## Raw data
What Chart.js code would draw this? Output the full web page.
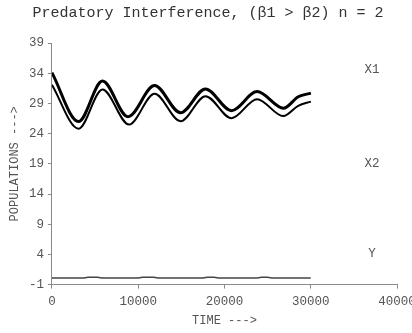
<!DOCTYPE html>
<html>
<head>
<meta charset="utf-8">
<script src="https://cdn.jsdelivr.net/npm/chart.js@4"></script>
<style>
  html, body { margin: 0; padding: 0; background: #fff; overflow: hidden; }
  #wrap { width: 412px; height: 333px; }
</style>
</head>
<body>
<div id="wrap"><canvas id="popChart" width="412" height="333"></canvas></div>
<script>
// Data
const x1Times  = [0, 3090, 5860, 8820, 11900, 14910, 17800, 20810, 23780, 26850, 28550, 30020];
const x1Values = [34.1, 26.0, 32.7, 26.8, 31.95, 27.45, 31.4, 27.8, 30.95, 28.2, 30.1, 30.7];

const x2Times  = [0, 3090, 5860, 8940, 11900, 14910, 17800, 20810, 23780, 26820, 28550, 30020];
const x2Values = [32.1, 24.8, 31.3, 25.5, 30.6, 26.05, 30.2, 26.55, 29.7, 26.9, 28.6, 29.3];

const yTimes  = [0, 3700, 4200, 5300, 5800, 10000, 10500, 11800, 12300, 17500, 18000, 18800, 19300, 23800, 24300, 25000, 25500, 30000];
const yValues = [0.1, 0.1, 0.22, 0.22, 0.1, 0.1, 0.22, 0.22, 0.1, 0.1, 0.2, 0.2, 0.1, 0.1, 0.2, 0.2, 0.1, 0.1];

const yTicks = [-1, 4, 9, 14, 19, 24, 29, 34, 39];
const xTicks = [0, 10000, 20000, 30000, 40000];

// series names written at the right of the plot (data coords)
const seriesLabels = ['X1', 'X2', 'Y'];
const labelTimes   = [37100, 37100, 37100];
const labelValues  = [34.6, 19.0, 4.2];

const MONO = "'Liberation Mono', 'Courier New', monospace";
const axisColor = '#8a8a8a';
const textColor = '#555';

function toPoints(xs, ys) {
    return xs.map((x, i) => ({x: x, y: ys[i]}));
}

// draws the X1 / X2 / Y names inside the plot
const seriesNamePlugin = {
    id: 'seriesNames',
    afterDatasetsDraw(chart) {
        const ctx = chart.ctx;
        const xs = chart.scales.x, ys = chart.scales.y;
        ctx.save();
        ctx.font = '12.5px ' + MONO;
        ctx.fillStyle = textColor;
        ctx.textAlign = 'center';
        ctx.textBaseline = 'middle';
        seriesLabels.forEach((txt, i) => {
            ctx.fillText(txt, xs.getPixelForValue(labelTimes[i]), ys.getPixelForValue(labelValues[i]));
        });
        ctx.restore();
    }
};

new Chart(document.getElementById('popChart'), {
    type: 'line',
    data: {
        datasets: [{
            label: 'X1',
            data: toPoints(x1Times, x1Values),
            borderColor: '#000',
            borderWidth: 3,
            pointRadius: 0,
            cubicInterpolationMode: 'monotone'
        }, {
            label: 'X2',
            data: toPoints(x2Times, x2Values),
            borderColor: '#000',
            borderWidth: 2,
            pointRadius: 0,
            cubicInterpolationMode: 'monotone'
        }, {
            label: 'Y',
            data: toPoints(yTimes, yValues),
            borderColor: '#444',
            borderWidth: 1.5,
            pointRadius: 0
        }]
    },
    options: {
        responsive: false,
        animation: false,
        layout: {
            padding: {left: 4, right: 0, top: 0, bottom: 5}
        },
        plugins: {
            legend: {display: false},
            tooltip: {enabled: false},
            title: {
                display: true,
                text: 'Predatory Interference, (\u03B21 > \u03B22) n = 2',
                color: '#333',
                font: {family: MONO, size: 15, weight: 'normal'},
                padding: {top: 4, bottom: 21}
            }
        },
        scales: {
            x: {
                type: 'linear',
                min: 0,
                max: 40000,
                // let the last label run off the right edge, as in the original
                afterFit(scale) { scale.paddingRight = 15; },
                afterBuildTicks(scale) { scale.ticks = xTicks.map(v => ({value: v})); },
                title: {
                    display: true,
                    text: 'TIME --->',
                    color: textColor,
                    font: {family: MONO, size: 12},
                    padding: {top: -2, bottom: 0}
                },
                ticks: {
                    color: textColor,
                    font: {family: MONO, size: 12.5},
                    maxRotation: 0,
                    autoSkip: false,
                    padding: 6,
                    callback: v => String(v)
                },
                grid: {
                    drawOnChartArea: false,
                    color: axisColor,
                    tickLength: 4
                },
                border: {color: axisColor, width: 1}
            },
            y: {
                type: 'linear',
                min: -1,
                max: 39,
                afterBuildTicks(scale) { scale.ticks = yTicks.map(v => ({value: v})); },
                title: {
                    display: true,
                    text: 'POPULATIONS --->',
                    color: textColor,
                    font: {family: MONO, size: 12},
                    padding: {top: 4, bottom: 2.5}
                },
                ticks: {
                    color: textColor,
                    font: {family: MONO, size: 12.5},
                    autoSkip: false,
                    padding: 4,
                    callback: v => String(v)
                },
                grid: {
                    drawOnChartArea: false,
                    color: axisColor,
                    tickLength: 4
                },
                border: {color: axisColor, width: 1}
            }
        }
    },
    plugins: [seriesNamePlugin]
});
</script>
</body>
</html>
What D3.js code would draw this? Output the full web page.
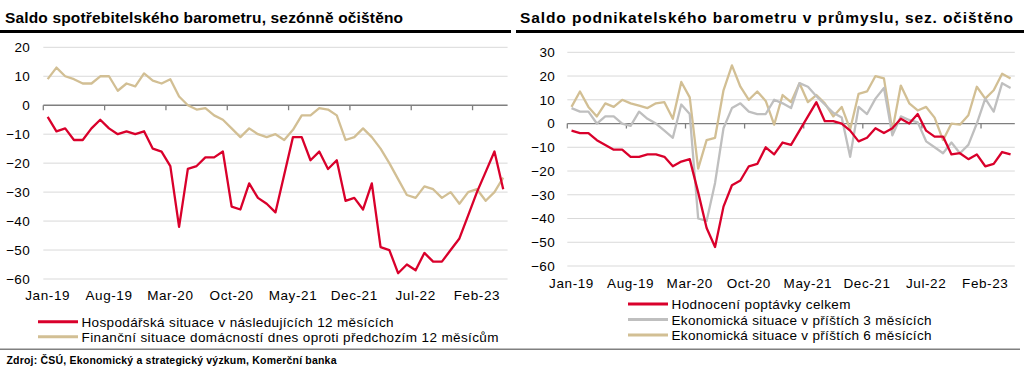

## Objective
Pick out the lines that contain "Output" and copy them.

## Written solution
What Chart.js code would draw this? Output the full web page.
What D3.js code would draw this? Output the full web page.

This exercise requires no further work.